• _DATA SHOWN_
## Start
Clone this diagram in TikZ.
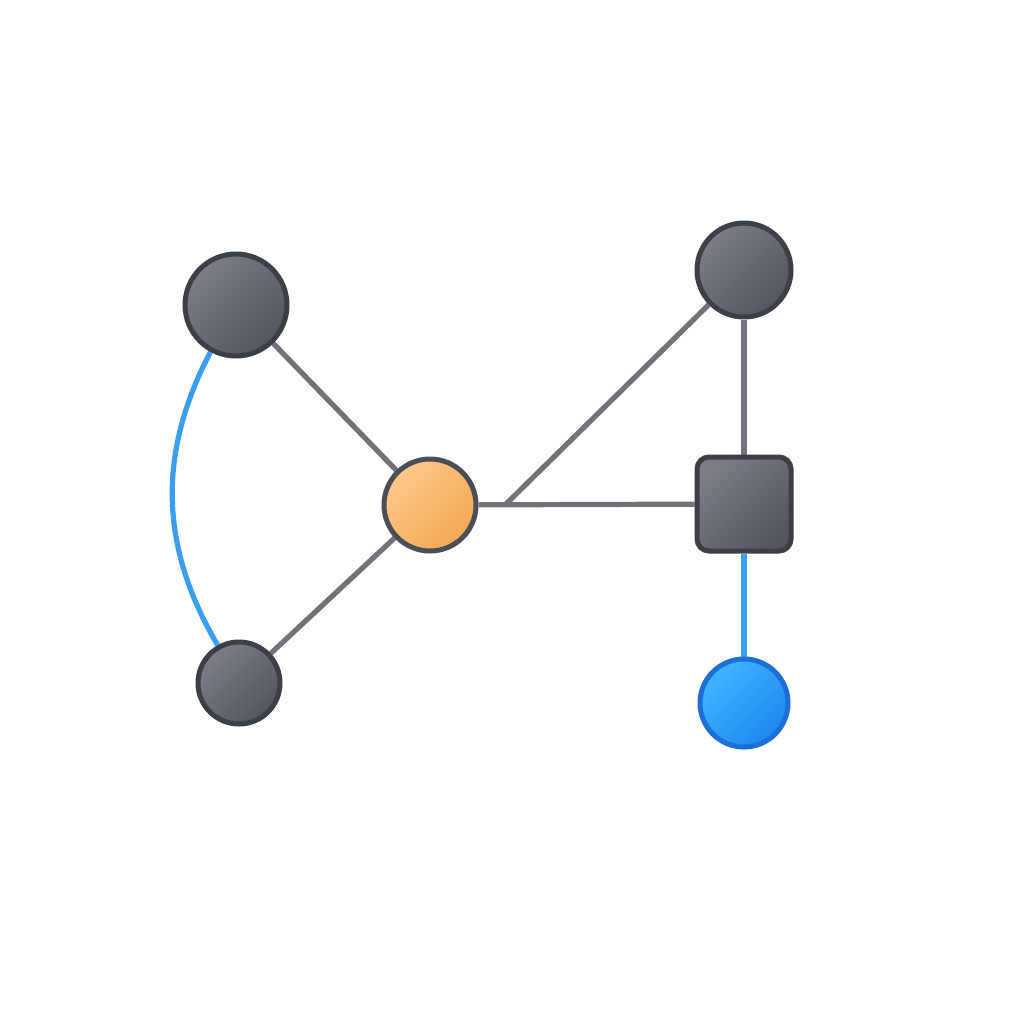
\documentclass[tikz,border=0pt]{standalone}
\usetikzlibrary{backgrounds}
\definecolor{glight}{HTML}{7A7F87}
\definecolor{gdark}{HTML}{52565E}
\definecolor{gborder}{HTML}{3B3F46}
\definecolor{oborder}{HTML}{4A4F57}
\definecolor{olight}{HTML}{FDC88A}
\definecolor{odark}{HTML}{F4A853}
\definecolor{blight}{HTML}{40B5FF}
\definecolor{bdark}{HTML}{1E87F0}
\definecolor{bborder}{HTML}{1C6FD6}
\definecolor{edgegray}{HTML}{707377}
\definecolor{edgeblue}{HTML}{3A9EF2}
\tikzset{
  graynode/.style={circle, draw=gborder, line width=2.5pt, top color=glight, bottom color=gdark, shading angle=45, inner sep=0pt},
  orangenode/.style={circle, draw=oborder, line width=2.5pt, top color=olight, bottom color=odark, shading angle=45, inner sep=0pt, minimum size=46pt},
  bluenode/.style={circle, draw=bborder, line width=2.5pt, top color=blight, bottom color=bdark, shading angle=45, inner sep=0pt, minimum size=44pt},
  squarenode/.style={rectangle, rounded corners=6pt, draw=gborder, line width=2.5pt, top color=glight, bottom color=gdark, shading angle=45, inner sep=0pt, minimum size=47pt},
  grayedge/.style={draw=edgegray, line width=2.6pt},
  blueedge/.style={draw=edgeblue, line width=2.6pt},
}
\begin{document}
\begin{tikzpicture}[x=0.5pt, y=-0.5pt]
\useasboundingbox (0,0) rectangle (1024,1024);
\node[graynode, minimum size=51pt] (A) at (236,305) {};
\node[graynode, minimum size=41pt] (B) at (239,683) {};
\node[orangenode] (C) at (430,505) {};
\node[graynode, minimum size=47pt] (D) at (744,270) {};
\node[squarenode] (E) at (744,504) {};
\node[bluenode] (F) at (744,703) {};
\coordinate (J) at (505,505);
\begin{pgfonlayer}{background}
\draw[grayedge] (A) -- (C);
\draw[grayedge] (B) -- (C);
\draw[grayedge] (C) -- (E);
\draw[grayedge] (J) -- (D);
\draw[grayedge] (D) -- (E);
\draw[blueedge] (E) -- (F);
\draw[blueedge] (A) to[bend right=29] (B);
\end{pgfonlayer}
\end{tikzpicture}
\end{document}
## End
Write out each line again precisely as it appears, skipping every picture.

Clone this diagram in TikZ.
\documentclass[tikz,border=0pt]{standalone}
\usetikzlibrary{backgrounds}
\definecolor{glight}{HTML}{7A7F87}
\definecolor{gdark}{HTML}{52565E}
\definecolor{gborder}{HTML}{3B3F46}
\definecolor{oborder}{HTML}{4A4F57}
\definecolor{olight}{HTML}{FDC88A}
\definecolor{odark}{HTML}{F4A853}
\definecolor{blight}{HTML}{40B5FF}
\definecolor{bdark}{HTML}{1E87F0}
\definecolor{bborder}{HTML}{1C6FD6}
\definecolor{edgegray}{HTML}{707377}
\definecolor{edgeblue}{HTML}{3A9EF2}
\tikzset{
  graynode/.style={circle, draw=gborder, line width=2.5pt, top color=glight, bottom color=gdark, shading angle=45, inner sep=0pt},
  orangenode/.style={circle, draw=oborder, line width=2.5pt, top color=olight, bottom color=odark, shading angle=45, inner sep=0pt, minimum size=46pt},
  bluenode/.style={circle, draw=bborder, line width=2.5pt, top color=blight, bottom color=bdark, shading angle=45, inner sep=0pt, minimum size=44pt},
  squarenode/.style={rectangle, rounded corners=6pt, draw=gborder, line width=2.5pt, top color=glight, bottom color=gdark, shading angle=45, inner sep=0pt, minimum size=47pt},
  grayedge/.style={draw=edgegray, line width=2.6pt},
  blueedge/.style={draw=edgeblue, line width=2.6pt},
}
\begin{document}
\begin{tikzpicture}[x=0.5pt, y=-0.5pt]
\useasboundingbox (0,0) rectangle (1024,1024);
\node[graynode, minimum size=51pt] (A) at (236,305) {};
\node[graynode, minimum size=41pt] (B) at (239,683) {};
\node[orangenode] (C) at (430,505) {};
\node[graynode, minimum size=47pt] (D) at (744,270) {};
\node[squarenode] (E) at (744,504) {};
\node[bluenode] (F) at (744,703) {};
\coordinate (J) at (505,505);
\begin{pgfonlayer}{background}
\draw[grayedge] (A) -- (C);
\draw[grayedge] (B) -- (C);
\draw[grayedge] (C) -- (E);
\draw[grayedge] (J) -- (D);
\draw[grayedge] (D) -- (E);
\draw[blueedge] (E) -- (F);
\draw[blueedge] (A) to[bend right=29] (B);
\end{pgfonlayer}
\end{tikzpicture}
\end{document}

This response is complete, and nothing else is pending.